▶ Do this:
Omit all pictures, then retype the data exactly as given.

▶ Collected data:
------

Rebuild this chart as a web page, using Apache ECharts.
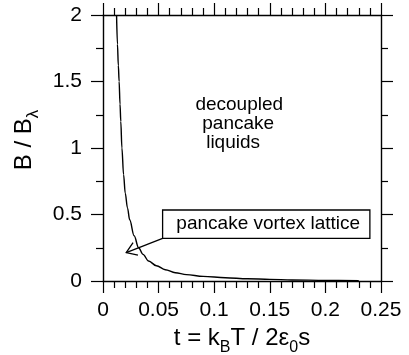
<!DOCTYPE html>
<html>
<head>
<meta charset="utf-8">
<script src="https://cdn.jsdelivr.net/npm/echarts@6/dist/echarts.min.js"></script>
<style>
  html, body { margin: 0; padding: 0; background: #fff; }
  #chart { width: 409px; height: 355px; }
</style>
</head>
<body>
<div id="chart"></div>
<script>
// Decoupling line of pancake vortices: reduced field B/B_lambda vs reduced temperature t
const tValues = [0.0122, 0.013, 0.0138, 0.0145, 0.0153, 0.016, 0.017, 0.0185, 0.02, 0.022, 0.024,
                 0.028, 0.032, 0.036, 0.041, 0.048, 0.056, 0.065, 0.075, 0.09, 0.11, 0.13,
                 0.15, 0.17, 0.2, 0.23];
const bValues = [2.0, 1.78, 1.62, 1.5, 1.33, 1.2, 1.0, 0.8, 0.66, 0.55, 0.46,
                 0.34, 0.25, 0.2, 0.15, 0.115, 0.085, 0.062, 0.048, 0.035, 0.025, 0.017,
                 0.012, 0.008, 0.005, 0.003];

const xTicks = [0, 0.05, 0.1, 0.15, 0.2, 0.25];
const yTicks = [0, 0.5, 1, 1.5, 2];

// annotation texts
const regionLines = ['decoupled', 'pancake', 'liquids'];
const latticeLabel = 'pancake vortex lattice';

// annotation anchors in (t, B) units
const regionAnchors = [[0.1225, 1.327], [0.1216, 1.184], [0.117, 1.041]];
const latticeBoxCorners = [[0.0536, 0.534], [0.240, 0.321]];
const arrowTail = [0.0536, 0.321];
const arrowHead = [0.0209, 0.214];

const FONT = "'Liberation Sans', Arial, Helvetica, sans-serif";
const INK = '#000';

const seriesData = tValues.map((t, i) => [t, bValues[i]]);

function frameAxis(showLabels, minorSplit) {
  return {
    axisLine: { show: true, onZero: false, lineStyle: { color: INK, width: 1.4 } },
    axisTick: { show: true, inside: false, length: 12, lineStyle: { color: INK, width: 1.2 } },
    minorTick: { show: true, splitNumber: minorSplit, length: 7, lineStyle: { color: INK, width: 1.2 } },
    splitLine: { show: false },
    minorSplitLine: { show: false },
    axisLabel: { show: showLabels, color: INK, fontFamily: FONT, fontSize: 21 }
  };
}

const chart = echarts.init(document.getElementById('chart'), null, { renderer: 'canvas' });

const xBase = {
  type: 'value',
  min: xTicks[0],
  max: xTicks[xTicks.length - 1],
  interval: xTicks[1] - xTicks[0]
};
const yBase = {
  type: 'value',
  min: yTicks[0],
  max: yTicks[yTicks.length - 1],
  interval: yTicks[1] - yTicks[0]
};

chart.setOption({
  animation: false,
  backgroundColor: '#fff',
  grid: { left: 103, right: 28, top: 15, bottom: 74, containLabel: false, outerBoundsMode: 'none' },
  xAxis: [
    Object.assign({}, xBase, frameAxis(true, 5), {
      position: 'bottom',
      axisLabel: { show: true, color: INK, fontFamily: FONT, fontSize: 21, margin: 19,
                   formatter: v => String(+v.toFixed(2)) },
      name: '{n|t = k}{s|B}{n|T / 2ε}{s|0}{n|s}',
      nameLocation: 'middle',
      nameGap: 31,
      nameTextStyle: {
        rich: {
          n: { fontFamily: FONT, fontSize: 24, color: INK, lineHeight: 24 },
          s: { fontFamily: FONT, fontSize: 16, color: INK, padding: [20, 0, 0, 0] }
        }
      }
    }),
    Object.assign({}, xBase, frameAxis(false, 5), { position: 'top' })
  ],
  yAxis: [
    Object.assign({}, yBase, frameAxis(true, 2), {
      position: 'left',
      axisLabel: { show: true, color: INK, fontFamily: FONT, fontSize: 21, margin: 21 },
      name: '{n|B / B}{s|λ}',
      nameLocation: 'middle',
      nameGap: 58,
      nameTextStyle: {
        padding: [0, 0, 0, 16],
        rich: {
          n: { fontFamily: FONT, fontSize: 24, color: INK, lineHeight: 24 },
          s: { fontFamily: FONT, fontSize: 17, color: INK, padding: [18, 0, 0, 0] }
        }
      }
    }),
    Object.assign({}, yBase, frameAxis(false, 2), { position: 'right' })
  ],
  series: [{
    type: 'line',
    data: seriesData,
    xAxisIndex: 0,
    yAxisIndex: 0,
    showSymbol: false,
    symbol: 'none',
    smooth: 0.35,
    smoothMonotone: 'x',
    clip: true,
    lineStyle: { color: INK, width: 1.4 }
  }]
});

// annotations placed through the axis scales
function px(p) {
  return chart.convertToPixel({ xAxisIndex: 0, yAxisIndex: 0 }, p);
}

const graphics = [];

regionLines.forEach((line, i) => {
  const p = px(regionAnchors[i]);
  graphics.push({
    type: 'text',
    x: p[0], y: p[1],
    style: {
      text: line, fill: INK, font: '19px ' + FONT,
      align: 'center', verticalAlign: 'middle',
      textAlign: 'center', textVerticalAlign: 'middle'
    },
    z: 10
  });
});

const c0 = px(latticeBoxCorners[0]);
const c1 = px(latticeBoxCorners[1]);
graphics.push({
  type: 'rect',
  shape: { x: c0[0], y: c0[1], width: c1[0] - c0[0], height: c1[1] - c0[1] },
  style: { fill: '#fff', stroke: INK, lineWidth: 1.3 },
  z: 10
});
graphics.push({
  type: 'text',
  x: (c0[0] + c1[0]) / 2 + 2, y: (c0[1] + c1[1]) / 2,
  style: {
    text: latticeLabel, fill: INK, font: '19px ' + FONT,
    align: 'center', verticalAlign: 'middle',
    textAlign: 'center', textVerticalAlign: 'middle'
  },
  z: 11
});

const tail = px(arrowTail);
const head = px(arrowHead);
const dx = tail[0] - head[0], dy = tail[1] - head[1];
const len = Math.hypot(dx, dy);
const ux = dx / len, uy = dy / len;
const wing = 12, ang = 34 * Math.PI / 180;
function rot(x, y, a) { return [x * Math.cos(a) - y * Math.sin(a), x * Math.sin(a) + y * Math.cos(a)]; }
const w1 = rot(ux, uy, ang), w2 = rot(ux, uy, -ang);
graphics.push({
  type: 'polyline',
  shape: { points: [tail, head] },
  style: { stroke: INK, lineWidth: 1.3, fill: null },
  z: 12
});
graphics.push({
  type: 'polyline',
  shape: { points: [[head[0] + w1[0] * wing, head[1] + w1[1] * wing], head,
                    [head[0] + w2[0] * wing, head[1] + w2[1] * wing]] },
  style: { stroke: INK, lineWidth: 1.3, fill: null },
  z: 12
});

chart.setOption({ graphic: graphics });
</script>
</body>
</html>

------

▶ The response:
Rebuild this chart as a web page, using Apache ECharts.
<!DOCTYPE html>
<html>
<head>
<meta charset="utf-8">
<script src="https://cdn.jsdelivr.net/npm/echarts@6/dist/echarts.min.js"></script>
<style>
  html, body { margin: 0; padding: 0; background: #fff; }
  #chart { width: 409px; height: 355px; }
</style>
</head>
<body>
<div id="chart"></div>
<script>
// Decoupling line of pancake vortices: reduced field B/B_lambda vs reduced temperature t
const tValues = [0.0122, 0.013, 0.0138, 0.0145, 0.0153, 0.016, 0.017, 0.0185, 0.02, 0.022, 0.024,
                 0.028, 0.032, 0.036, 0.041, 0.048, 0.056, 0.065, 0.075, 0.09, 0.11, 0.13,
                 0.15, 0.17, 0.2, 0.23];
const bValues = [2.0, 1.78, 1.62, 1.5, 1.33, 1.2, 1.0, 0.8, 0.66, 0.55, 0.46,
                 0.34, 0.25, 0.2, 0.15, 0.115, 0.085, 0.062, 0.048, 0.035, 0.025, 0.017,
                 0.012, 0.008, 0.005, 0.003];

const xTicks = [0, 0.05, 0.1, 0.15, 0.2, 0.25];
const yTicks = [0, 0.5, 1, 1.5, 2];

// annotation texts
const regionLines = ['decoupled', 'pancake', 'liquids'];
const latticeLabel = 'pancake vortex lattice';

// annotation anchors in (t, B) units
const regionAnchors = [[0.1225, 1.327], [0.1216, 1.184], [0.117, 1.041]];
const latticeBoxCorners = [[0.0536, 0.534], [0.240, 0.321]];
const arrowTail = [0.0536, 0.321];
const arrowHead = [0.0209, 0.214];

const FONT = "'Liberation Sans', Arial, Helvetica, sans-serif";
const INK = '#000';

const seriesData = tValues.map((t, i) => [t, bValues[i]]);

function frameAxis(showLabels, minorSplit) {
  return {
    axisLine: { show: true, onZero: false, lineStyle: { color: INK, width: 1.4 } },
    axisTick: { show: true, inside: false, length: 12, lineStyle: { color: INK, width: 1.2 } },
    minorTick: { show: true, splitNumber: minorSplit, length: 7, lineStyle: { color: INK, width: 1.2 } },
    splitLine: { show: false },
    minorSplitLine: { show: false },
    axisLabel: { show: showLabels, color: INK, fontFamily: FONT, fontSize: 21 }
  };
}

const chart = echarts.init(document.getElementById('chart'), null, { renderer: 'canvas' });

const xBase = {
  type: 'value',
  min: xTicks[0],
  max: xTicks[xTicks.length - 1],
  interval: xTicks[1] - xTicks[0]
};
const yBase = {
  type: 'value',
  min: yTicks[0],
  max: yTicks[yTicks.length - 1],
  interval: yTicks[1] - yTicks[0]
};

chart.setOption({
  animation: false,
  backgroundColor: '#fff',
  grid: { left: 103, right: 28, top: 15, bottom: 74, containLabel: false, outerBoundsMode: 'none' },
  xAxis: [
    Object.assign({}, xBase, frameAxis(true, 5), {
      position: 'bottom',
      axisLabel: { show: true, color: INK, fontFamily: FONT, fontSize: 21, margin: 19,
                   formatter: v => String(+v.toFixed(2)) },
      name: '{n|t = k}{s|B}{n|T / 2ε}{s|0}{n|s}',
      nameLocation: 'middle',
      nameGap: 31,
      nameTextStyle: {
        rich: {
          n: { fontFamily: FONT, fontSize: 24, color: INK, lineHeight: 24 },
          s: { fontFamily: FONT, fontSize: 16, color: INK, padding: [20, 0, 0, 0] }
        }
      }
    }),
    Object.assign({}, xBase, frameAxis(false, 5), { position: 'top' })
  ],
  yAxis: [
    Object.assign({}, yBase, frameAxis(true, 2), {
      position: 'left',
      axisLabel: { show: true, color: INK, fontFamily: FONT, fontSize: 21, margin: 21 },
      name: '{n|B / B}{s|λ}',
      nameLocation: 'middle',
      nameGap: 58,
      nameTextStyle: {
        padding: [0, 0, 0, 16],
        rich: {
          n: { fontFamily: FONT, fontSize: 24, color: INK, lineHeight: 24 },
          s: { fontFamily: FONT, fontSize: 17, color: INK, padding: [18, 0, 0, 0] }
        }
      }
    }),
    Object.assign({}, yBase, frameAxis(false, 2), { position: 'right' })
  ],
  series: [{
    type: 'line',
    data: seriesData,
    xAxisIndex: 0,
    yAxisIndex: 0,
    showSymbol: false,
    symbol: 'none',
    smooth: 0.35,
    smoothMonotone: 'x',
    clip: true,
    lineStyle: { color: INK, width: 1.4 }
  }]
});

// annotations placed through the axis scales
function px(p) {
  return chart.convertToPixel({ xAxisIndex: 0, yAxisIndex: 0 }, p);
}

const graphics = [];

regionLines.forEach((line, i) => {
  const p = px(regionAnchors[i]);
  graphics.push({
    type: 'text',
    x: p[0], y: p[1],
    style: {
      text: line, fill: INK, font: '19px ' + FONT,
      align: 'center', verticalAlign: 'middle',
      textAlign: 'center', textVerticalAlign: 'middle'
    },
    z: 10
  });
});

const c0 = px(latticeBoxCorners[0]);
const c1 = px(latticeBoxCorners[1]);
graphics.push({
  type: 'rect',
  shape: { x: c0[0], y: c0[1], width: c1[0] - c0[0], height: c1[1] - c0[1] },
  style: { fill: '#fff', stroke: INK, lineWidth: 1.3 },
  z: 10
});
graphics.push({
  type: 'text',
  x: (c0[0] + c1[0]) / 2 + 2, y: (c0[1] + c1[1]) / 2,
  style: {
    text: latticeLabel, fill: INK, font: '19px ' + FONT,
    align: 'center', verticalAlign: 'middle',
    textAlign: 'center', textVerticalAlign: 'middle'
  },
  z: 11
});

const tail = px(arrowTail);
const head = px(arrowHead);
const dx = tail[0] - head[0], dy = tail[1] - head[1];
const len = Math.hypot(dx, dy);
const ux = dx / len, uy = dy / len;
const wing = 12, ang = 34 * Math.PI / 180;
function rot(x, y, a) { return [x * Math.cos(a) - y * Math.sin(a), x * Math.sin(a) + y * Math.cos(a)]; }
const w1 = rot(ux, uy, ang), w2 = rot(ux, uy, -ang);
graphics.push({
  type: 'polyline',
  shape: { points: [tail, head] },
  style: { stroke: INK, lineWidth: 1.3, fill: null },
  z: 12
});
graphics.push({
  type: 'polyline',
  shape: { points: [[head[0] + w1[0] * wing, head[1] + w1[1] * wing], head,
                    [head[0] + w2[0] * wing, head[1] + w2[1] * wing]] },
  style: { stroke: INK, lineWidth: 1.3, fill: null },
  z: 12
});

chart.setOption({ graphic: graphics });
</script>
</body>
</html>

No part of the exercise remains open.